Half of Your Brain Remains Alert When You Sleep in a New Place

A new finding shows that only half of your brain is asleep when you are sleeping in a new place (such as a hotel or a friend’s house), while the other half of your brain seems to stay awake. This finding was published in the Current Biology journal on Thursday and explained why this happens.

When sleeping in unfamiliar settings, the left side of the brain stays awake as if it is “standing guard.” This explains why we tend to feel exhausted after sleeping in a new place. Sleep specialists and researchers discovered this phenomenon, called the “first-night effect” a few decades ago when they started studying people who participated in sleep labs. The first night in the sleep lab was usually so bad for most of the participants that researchers could not use the data from that night. They wanted to know why this was happening.
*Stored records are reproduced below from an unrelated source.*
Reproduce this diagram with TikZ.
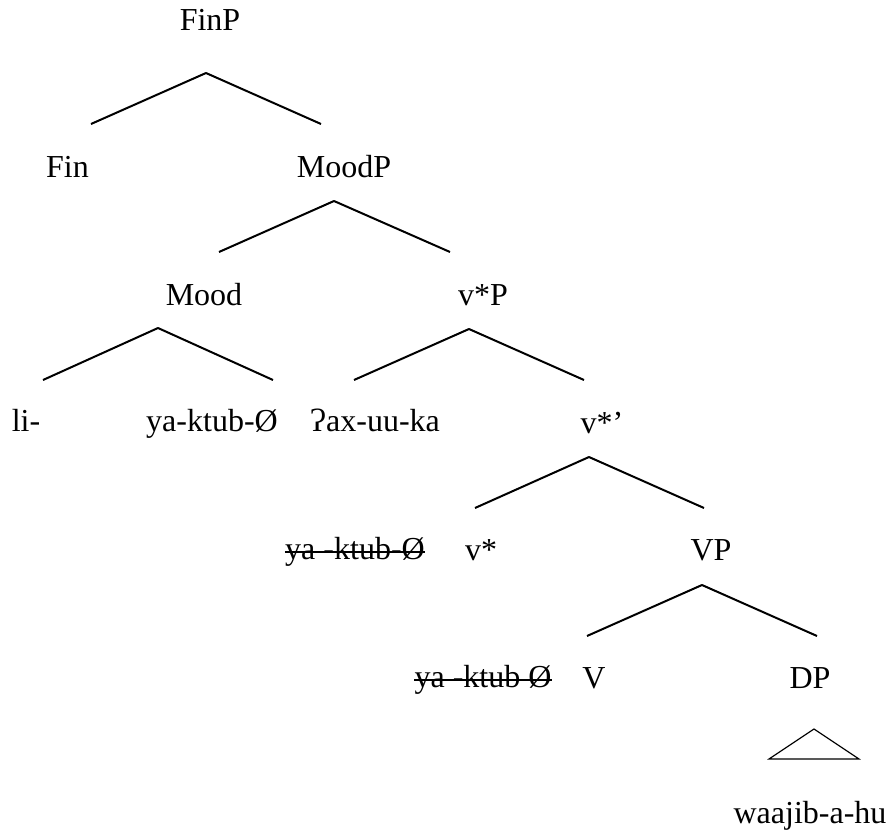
\documentclass[tikz,border=0pt]{standalone}
\usepackage{fontspec}
\setmainfont{Liberation Serif}
\tikzset{
	cat/.style={anchor=base, inner sep=0pt, font=\fontsize{24}{28}\selectfont},
	branch/.style={line width=1.5pt},
	strike/.style={line width=1.5pt},
	roof/.style={line width=.9pt}
}
\begin{document}
\begin{tikzpicture}[x=.75pt, y=-.75pt]
	\useasboundingbox (0, 0) rectangle (890, 832);
	\begin{scope}[every node/.style=cat]
		\node (finp) at (210, 30) {FinP};
		\node (fin) at (67.5, 177) {Fin};
		\node (moodp) at (344, 177) {MoodP};
		\node (mood) at (204, 305) {Mood};
		\node (vsp) at (483, 305) {v*P};
		\node (li) at (26, 431) {li-};
		\node (yaktub) at (212, 431) {ya-ktub-Ø};
		\node (axuuka) at (374.5, 431) {Ɂax-uu-ka};
		\node (vsbar) at (602, 433) {v*’};
		\node (copy1) at (355, 559) {ya -ktub-Ø};
		\node (vs) at (481, 560) {v*};
		\node (vp) at (711, 560) {VP};
		\node (copy2) at (483, 687) {ya -ktub Ø};
		\node (v) at (594, 688) {V};
		\node (dp) at (810, 688) {DP};
		\node (waajib) at (810, 823) {waajib-a-hu};
	\end{scope}
	% branch points
	\coordinate (finp-t) at (206, 73);
	\coordinate (finp-l) at (91, 124);
	\coordinate (finp-r) at (321, 124);
	\coordinate (moodp-t) at (334, 201);
	\coordinate (moodp-l) at (219, 252);
	\coordinate (moodp-r) at (450, 252);
	\coordinate (mood-t) at (158, 328);
	\coordinate (mood-l) at (43, 380);
	\coordinate (mood-r) at (273, 380);
	\coordinate (vsp-t) at (469, 329);
	\coordinate (vsp-l) at (354, 380);
	\coordinate (vsp-r) at (584, 380);
	\coordinate (vsbar-t) at (589, 457);
	\coordinate (vsbar-l) at (475, 508);
	\coordinate (vsbar-r) at (704, 508);
	\coordinate (vp-t) at (702, 585);
	\coordinate (vp-l) at (587, 636);
	\coordinate (vp-r) at (817, 636);
	\path[branch] (finp-t) edge (finp-l) edge (finp-r);
	\path[branch] (moodp-t) edge (moodp-l) edge (moodp-r);
	\path[branch] (mood-t) edge (mood-l) edge (mood-r);
	\path[branch] (vsp-t) edge (vsp-l) edge (vsp-r);
	\path[branch] (vsbar-t) edge (vsbar-l) edge (vsbar-r);
	\path[branch] (vp-t) edge (vp-l) edge (vp-r);
	% deleted copies
	\draw[strike] ([yshift=5.5pt]copy1.base west) -- ([yshift=5.5pt]copy1.base east);
	\draw[strike] ([yshift=5pt]copy2.base west) -- ([yshift=5pt]copy2.base east);
	% DP roof
	\coordinate (roof-t) at (814, 729);
	\coordinate (roof-l) at (769, 759);
	\coordinate (roof-r) at (859, 759);
	\draw[roof] (roof-t) -- (roof-l) -- (roof-r) -- cycle;
\end{tikzpicture}
\end{document}
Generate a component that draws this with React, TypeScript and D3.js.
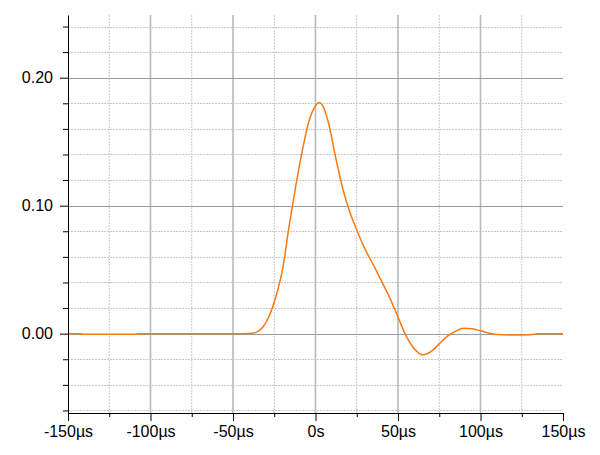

Yuka Sasaki, an associate professor of cognitive, linguistic, and psychological sciences at Brown University, and a team of researchers studied the sleep and brain wave patterns of over 30 Brown University students. The team monitored each participant’s “slow-wave activity,” a pattern that occurs during deep sleep. The team found that during each student’s first night of the experiment, there was a greater slow-wave activity in the right hemisphere of the brain than there was in the left hemisphere of the brain. On the following nights, both hemispheres had great slow-wave activity.

The research team also conducted a sound test to see if it really is the left side of the brain that remains awake. They played sound that was loud enough to wake a light sleeper. They found that participants woke up faster when the sound was played into their right ear, which is connected to the brain’s left side.